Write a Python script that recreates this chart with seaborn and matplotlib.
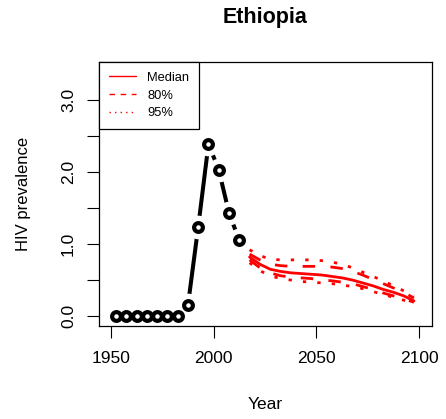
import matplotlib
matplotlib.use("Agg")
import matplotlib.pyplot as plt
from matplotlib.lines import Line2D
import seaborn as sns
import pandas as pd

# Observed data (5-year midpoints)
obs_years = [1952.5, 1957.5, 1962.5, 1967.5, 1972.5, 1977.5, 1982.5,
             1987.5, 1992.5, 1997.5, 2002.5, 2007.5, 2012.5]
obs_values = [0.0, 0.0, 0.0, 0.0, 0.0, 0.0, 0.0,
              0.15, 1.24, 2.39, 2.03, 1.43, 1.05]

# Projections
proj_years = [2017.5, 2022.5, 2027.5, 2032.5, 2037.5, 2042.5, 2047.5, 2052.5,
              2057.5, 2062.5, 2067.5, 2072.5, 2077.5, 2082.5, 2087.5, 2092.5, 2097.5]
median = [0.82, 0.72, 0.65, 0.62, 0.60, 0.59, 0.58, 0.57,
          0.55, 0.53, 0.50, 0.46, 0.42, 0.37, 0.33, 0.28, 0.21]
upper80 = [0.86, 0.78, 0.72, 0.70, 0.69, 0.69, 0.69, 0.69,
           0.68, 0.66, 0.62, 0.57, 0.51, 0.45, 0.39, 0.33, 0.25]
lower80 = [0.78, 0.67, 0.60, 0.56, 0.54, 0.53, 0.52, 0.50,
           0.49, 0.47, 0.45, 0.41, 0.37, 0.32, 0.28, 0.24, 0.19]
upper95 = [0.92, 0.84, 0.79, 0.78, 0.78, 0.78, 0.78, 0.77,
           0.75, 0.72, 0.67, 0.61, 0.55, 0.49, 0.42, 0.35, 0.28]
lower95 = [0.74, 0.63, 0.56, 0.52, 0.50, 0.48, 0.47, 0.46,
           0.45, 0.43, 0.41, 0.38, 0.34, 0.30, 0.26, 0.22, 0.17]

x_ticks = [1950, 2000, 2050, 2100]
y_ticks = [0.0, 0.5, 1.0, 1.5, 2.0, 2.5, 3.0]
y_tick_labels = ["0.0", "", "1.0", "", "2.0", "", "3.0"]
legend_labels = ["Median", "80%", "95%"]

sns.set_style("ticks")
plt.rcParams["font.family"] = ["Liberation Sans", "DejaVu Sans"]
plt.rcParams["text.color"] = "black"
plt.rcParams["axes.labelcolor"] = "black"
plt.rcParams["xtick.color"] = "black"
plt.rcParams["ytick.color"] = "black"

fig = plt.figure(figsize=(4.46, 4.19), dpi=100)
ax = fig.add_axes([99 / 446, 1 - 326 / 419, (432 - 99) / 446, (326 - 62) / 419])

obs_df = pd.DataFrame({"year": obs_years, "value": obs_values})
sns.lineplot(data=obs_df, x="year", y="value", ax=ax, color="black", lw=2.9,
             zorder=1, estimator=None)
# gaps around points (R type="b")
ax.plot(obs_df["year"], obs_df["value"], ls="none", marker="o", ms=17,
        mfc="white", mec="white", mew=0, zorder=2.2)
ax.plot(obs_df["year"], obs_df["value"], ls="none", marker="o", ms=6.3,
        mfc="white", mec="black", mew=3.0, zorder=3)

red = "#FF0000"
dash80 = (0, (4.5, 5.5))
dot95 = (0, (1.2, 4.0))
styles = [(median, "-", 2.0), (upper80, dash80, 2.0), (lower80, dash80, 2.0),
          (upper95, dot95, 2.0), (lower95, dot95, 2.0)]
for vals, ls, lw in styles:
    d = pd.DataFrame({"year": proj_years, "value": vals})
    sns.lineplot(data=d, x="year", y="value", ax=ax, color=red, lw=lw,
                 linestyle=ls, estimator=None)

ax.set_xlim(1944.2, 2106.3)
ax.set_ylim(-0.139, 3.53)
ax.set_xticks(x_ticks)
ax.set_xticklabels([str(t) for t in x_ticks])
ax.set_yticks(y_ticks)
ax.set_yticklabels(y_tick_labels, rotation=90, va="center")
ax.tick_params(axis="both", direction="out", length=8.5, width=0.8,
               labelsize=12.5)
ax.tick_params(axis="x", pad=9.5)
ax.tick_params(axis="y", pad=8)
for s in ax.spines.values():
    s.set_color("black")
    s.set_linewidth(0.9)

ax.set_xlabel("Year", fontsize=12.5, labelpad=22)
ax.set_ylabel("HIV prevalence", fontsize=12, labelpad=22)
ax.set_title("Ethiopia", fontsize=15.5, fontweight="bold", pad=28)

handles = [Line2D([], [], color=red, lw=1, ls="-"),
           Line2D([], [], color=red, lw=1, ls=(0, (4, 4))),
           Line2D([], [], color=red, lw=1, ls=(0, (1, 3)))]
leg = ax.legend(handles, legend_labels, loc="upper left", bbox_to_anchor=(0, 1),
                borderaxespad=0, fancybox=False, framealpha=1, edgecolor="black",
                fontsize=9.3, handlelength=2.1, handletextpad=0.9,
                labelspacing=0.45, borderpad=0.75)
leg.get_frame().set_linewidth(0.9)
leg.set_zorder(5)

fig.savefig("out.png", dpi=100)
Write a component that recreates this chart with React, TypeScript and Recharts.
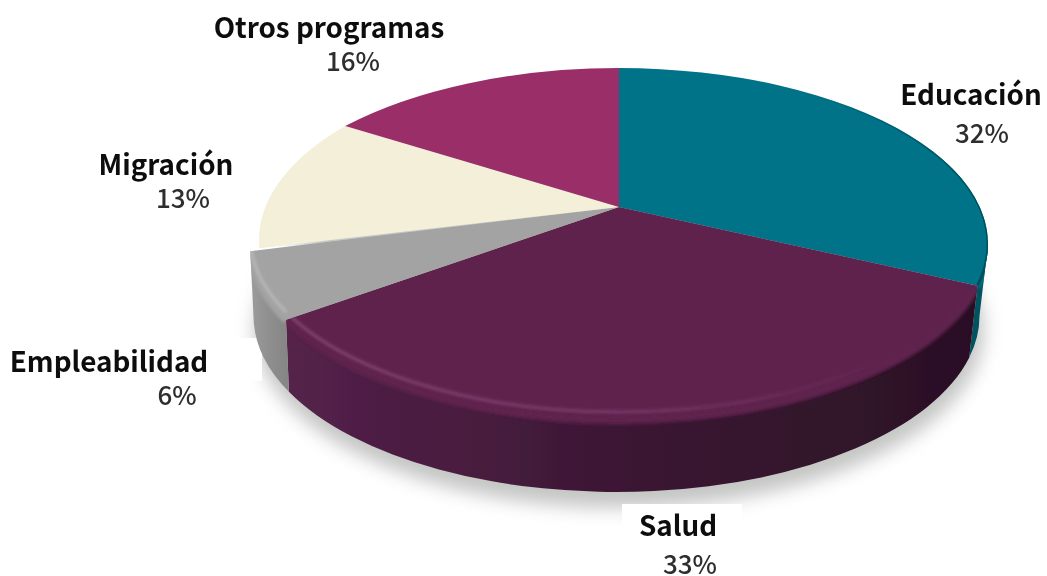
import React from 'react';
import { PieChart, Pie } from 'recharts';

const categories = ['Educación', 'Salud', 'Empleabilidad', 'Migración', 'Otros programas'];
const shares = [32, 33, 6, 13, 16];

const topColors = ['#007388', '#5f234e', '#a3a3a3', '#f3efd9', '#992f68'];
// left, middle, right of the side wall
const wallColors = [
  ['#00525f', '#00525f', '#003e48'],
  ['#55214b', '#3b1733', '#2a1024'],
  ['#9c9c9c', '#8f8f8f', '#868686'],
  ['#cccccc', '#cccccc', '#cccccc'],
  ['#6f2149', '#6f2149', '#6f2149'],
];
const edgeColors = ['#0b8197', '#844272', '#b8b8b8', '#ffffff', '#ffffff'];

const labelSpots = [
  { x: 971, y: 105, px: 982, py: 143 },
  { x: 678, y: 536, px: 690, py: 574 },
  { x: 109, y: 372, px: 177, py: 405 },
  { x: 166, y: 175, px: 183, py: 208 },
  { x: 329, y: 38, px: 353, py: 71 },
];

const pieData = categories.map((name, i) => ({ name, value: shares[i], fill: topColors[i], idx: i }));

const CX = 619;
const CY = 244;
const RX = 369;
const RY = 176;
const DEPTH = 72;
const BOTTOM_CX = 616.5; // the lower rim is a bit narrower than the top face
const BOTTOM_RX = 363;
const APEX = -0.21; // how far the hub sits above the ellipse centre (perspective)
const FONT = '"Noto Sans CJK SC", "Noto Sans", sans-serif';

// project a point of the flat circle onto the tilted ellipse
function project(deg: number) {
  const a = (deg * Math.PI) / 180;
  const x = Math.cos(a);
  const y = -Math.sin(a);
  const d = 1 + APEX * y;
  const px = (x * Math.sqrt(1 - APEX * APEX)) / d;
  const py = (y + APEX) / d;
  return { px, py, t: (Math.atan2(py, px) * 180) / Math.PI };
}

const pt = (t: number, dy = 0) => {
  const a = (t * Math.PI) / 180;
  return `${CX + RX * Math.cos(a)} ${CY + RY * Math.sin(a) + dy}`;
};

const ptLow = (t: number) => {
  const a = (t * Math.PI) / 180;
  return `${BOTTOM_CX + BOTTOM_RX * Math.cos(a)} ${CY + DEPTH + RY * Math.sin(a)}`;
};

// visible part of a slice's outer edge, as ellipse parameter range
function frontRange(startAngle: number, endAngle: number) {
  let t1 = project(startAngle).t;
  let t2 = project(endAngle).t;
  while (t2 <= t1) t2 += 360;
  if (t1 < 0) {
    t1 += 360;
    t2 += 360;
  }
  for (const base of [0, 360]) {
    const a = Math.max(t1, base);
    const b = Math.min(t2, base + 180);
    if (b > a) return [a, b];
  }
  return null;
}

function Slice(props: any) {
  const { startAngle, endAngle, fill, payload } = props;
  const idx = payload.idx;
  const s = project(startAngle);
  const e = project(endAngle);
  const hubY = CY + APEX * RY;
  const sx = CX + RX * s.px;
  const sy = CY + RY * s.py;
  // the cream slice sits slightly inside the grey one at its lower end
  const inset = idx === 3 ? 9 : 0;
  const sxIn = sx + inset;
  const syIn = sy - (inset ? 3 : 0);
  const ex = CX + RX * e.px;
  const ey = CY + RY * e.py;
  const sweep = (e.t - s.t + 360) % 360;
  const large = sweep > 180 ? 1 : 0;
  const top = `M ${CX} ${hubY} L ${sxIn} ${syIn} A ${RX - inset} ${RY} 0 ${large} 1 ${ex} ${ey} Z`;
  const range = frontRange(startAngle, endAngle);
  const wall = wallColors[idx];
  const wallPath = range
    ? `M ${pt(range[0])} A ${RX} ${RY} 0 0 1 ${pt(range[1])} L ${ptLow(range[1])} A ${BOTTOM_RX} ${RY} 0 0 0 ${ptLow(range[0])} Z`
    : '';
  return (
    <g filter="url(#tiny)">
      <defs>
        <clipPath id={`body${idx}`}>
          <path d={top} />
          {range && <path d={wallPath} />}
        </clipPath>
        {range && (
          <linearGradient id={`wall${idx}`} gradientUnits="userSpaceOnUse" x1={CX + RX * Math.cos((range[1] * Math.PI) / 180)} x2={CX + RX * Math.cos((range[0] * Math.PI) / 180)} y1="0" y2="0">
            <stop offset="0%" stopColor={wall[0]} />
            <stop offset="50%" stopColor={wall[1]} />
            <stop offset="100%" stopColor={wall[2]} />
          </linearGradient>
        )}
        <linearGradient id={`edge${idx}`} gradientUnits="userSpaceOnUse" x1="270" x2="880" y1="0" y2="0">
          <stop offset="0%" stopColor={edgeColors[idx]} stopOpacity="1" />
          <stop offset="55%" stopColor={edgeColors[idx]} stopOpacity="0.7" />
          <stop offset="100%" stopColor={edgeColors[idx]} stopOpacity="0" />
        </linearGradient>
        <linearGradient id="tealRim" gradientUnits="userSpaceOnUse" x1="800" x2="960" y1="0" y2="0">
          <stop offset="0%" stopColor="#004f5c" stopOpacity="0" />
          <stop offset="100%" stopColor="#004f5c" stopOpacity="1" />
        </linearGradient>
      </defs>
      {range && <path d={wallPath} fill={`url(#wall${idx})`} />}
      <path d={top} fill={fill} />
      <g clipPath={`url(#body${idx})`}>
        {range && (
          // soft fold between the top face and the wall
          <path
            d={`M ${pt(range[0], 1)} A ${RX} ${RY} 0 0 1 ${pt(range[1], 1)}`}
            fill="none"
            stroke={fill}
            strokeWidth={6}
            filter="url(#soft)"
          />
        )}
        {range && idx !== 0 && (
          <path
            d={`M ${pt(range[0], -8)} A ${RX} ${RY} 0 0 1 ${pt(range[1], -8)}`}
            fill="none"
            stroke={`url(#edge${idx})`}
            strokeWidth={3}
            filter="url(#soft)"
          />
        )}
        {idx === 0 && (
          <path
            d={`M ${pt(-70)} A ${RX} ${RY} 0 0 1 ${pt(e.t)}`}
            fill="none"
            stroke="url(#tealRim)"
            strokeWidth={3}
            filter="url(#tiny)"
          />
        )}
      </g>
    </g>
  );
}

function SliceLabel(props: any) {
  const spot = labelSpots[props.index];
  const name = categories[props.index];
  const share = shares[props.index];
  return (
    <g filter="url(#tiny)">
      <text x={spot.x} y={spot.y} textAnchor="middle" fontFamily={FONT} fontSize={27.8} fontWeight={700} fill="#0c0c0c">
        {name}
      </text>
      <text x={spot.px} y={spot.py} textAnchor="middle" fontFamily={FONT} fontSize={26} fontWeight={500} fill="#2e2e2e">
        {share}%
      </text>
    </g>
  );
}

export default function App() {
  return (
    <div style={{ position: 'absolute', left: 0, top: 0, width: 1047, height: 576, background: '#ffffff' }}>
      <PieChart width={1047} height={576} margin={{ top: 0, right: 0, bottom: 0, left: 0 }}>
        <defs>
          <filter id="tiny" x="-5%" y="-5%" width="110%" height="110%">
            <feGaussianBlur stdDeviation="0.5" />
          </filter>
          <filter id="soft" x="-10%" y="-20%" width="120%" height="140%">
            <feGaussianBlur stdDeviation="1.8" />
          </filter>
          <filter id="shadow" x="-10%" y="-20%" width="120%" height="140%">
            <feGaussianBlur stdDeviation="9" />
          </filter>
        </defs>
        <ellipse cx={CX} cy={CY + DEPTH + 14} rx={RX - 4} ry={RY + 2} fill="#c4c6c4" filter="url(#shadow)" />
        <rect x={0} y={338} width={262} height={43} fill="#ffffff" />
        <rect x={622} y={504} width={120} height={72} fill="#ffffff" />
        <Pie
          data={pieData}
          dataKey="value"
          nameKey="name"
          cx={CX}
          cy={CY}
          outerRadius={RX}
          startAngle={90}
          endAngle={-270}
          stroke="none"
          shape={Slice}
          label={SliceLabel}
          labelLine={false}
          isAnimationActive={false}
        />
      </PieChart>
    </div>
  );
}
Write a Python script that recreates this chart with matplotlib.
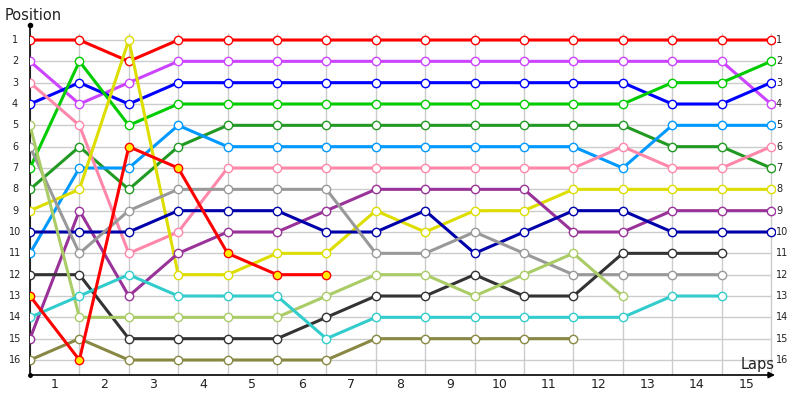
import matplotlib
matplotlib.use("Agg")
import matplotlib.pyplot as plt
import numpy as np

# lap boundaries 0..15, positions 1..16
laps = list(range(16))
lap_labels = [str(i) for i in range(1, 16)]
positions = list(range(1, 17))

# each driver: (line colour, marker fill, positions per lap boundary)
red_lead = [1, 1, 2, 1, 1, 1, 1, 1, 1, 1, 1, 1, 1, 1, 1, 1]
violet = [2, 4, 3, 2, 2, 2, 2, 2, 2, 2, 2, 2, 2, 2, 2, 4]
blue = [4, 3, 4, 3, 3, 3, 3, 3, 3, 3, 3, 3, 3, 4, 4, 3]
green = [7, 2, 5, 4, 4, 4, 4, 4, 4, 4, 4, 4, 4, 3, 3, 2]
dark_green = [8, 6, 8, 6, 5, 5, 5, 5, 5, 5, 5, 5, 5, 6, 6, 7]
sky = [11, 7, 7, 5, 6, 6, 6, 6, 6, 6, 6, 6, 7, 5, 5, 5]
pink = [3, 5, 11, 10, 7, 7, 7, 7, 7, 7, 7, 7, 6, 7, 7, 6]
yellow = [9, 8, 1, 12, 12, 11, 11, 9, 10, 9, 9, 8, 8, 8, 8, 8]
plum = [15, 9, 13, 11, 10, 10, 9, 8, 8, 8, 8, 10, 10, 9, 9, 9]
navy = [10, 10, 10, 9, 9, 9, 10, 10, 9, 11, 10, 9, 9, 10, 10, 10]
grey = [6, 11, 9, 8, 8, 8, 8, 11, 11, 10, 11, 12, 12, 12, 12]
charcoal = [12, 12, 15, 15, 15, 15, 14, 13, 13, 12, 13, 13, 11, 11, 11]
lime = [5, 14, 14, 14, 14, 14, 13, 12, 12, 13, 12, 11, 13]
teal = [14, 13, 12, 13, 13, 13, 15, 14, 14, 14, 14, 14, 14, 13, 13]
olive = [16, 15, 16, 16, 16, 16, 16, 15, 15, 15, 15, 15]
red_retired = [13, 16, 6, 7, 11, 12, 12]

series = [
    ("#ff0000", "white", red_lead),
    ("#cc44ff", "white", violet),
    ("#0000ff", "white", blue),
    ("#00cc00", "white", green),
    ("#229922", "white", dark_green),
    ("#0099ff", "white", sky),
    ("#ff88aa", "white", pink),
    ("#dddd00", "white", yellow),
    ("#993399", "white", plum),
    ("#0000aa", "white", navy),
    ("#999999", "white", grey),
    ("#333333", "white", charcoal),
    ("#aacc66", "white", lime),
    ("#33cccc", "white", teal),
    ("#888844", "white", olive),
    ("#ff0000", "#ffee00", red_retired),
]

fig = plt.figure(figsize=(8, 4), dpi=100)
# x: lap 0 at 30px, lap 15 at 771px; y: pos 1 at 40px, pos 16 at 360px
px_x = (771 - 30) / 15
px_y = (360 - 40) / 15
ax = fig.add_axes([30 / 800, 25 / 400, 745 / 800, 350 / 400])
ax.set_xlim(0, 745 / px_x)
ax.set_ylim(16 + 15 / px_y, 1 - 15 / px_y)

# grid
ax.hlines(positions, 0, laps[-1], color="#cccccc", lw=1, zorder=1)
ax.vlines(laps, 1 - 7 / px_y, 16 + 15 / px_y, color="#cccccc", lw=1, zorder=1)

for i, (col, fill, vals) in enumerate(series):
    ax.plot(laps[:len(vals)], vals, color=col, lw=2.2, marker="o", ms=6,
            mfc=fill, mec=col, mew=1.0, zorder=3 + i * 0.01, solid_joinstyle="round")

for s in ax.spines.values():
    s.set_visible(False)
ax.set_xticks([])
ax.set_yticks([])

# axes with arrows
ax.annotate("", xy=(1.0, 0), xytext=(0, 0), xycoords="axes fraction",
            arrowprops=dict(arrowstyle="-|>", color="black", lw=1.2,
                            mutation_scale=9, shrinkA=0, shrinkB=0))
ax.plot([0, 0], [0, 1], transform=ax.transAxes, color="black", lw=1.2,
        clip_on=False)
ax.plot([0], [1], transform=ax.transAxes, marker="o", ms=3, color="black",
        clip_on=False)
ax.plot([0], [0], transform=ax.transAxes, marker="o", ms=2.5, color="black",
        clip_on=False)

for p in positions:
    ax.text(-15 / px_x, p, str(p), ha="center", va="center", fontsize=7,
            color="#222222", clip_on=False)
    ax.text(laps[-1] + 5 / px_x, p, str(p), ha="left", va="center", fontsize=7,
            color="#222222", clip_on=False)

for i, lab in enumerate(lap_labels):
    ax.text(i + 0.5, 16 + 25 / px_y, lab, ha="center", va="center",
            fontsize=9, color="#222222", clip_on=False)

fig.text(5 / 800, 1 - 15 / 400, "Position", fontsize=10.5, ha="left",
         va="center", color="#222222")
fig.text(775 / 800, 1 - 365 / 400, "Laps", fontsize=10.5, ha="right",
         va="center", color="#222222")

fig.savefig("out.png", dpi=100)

▬▬▬▬▬▬

Repeat only what lies between the start of the data and the end of the line containing "import pandas as pd", exactly, with pictures left out.

Write a Python script that recreates this chart with seaborn and matplotlib.
import matplotlib
matplotlib.use("Agg")
import matplotlib.pyplot as plt
from matplotlib.lines import Line2D
import seaborn as sns
import pandas as pd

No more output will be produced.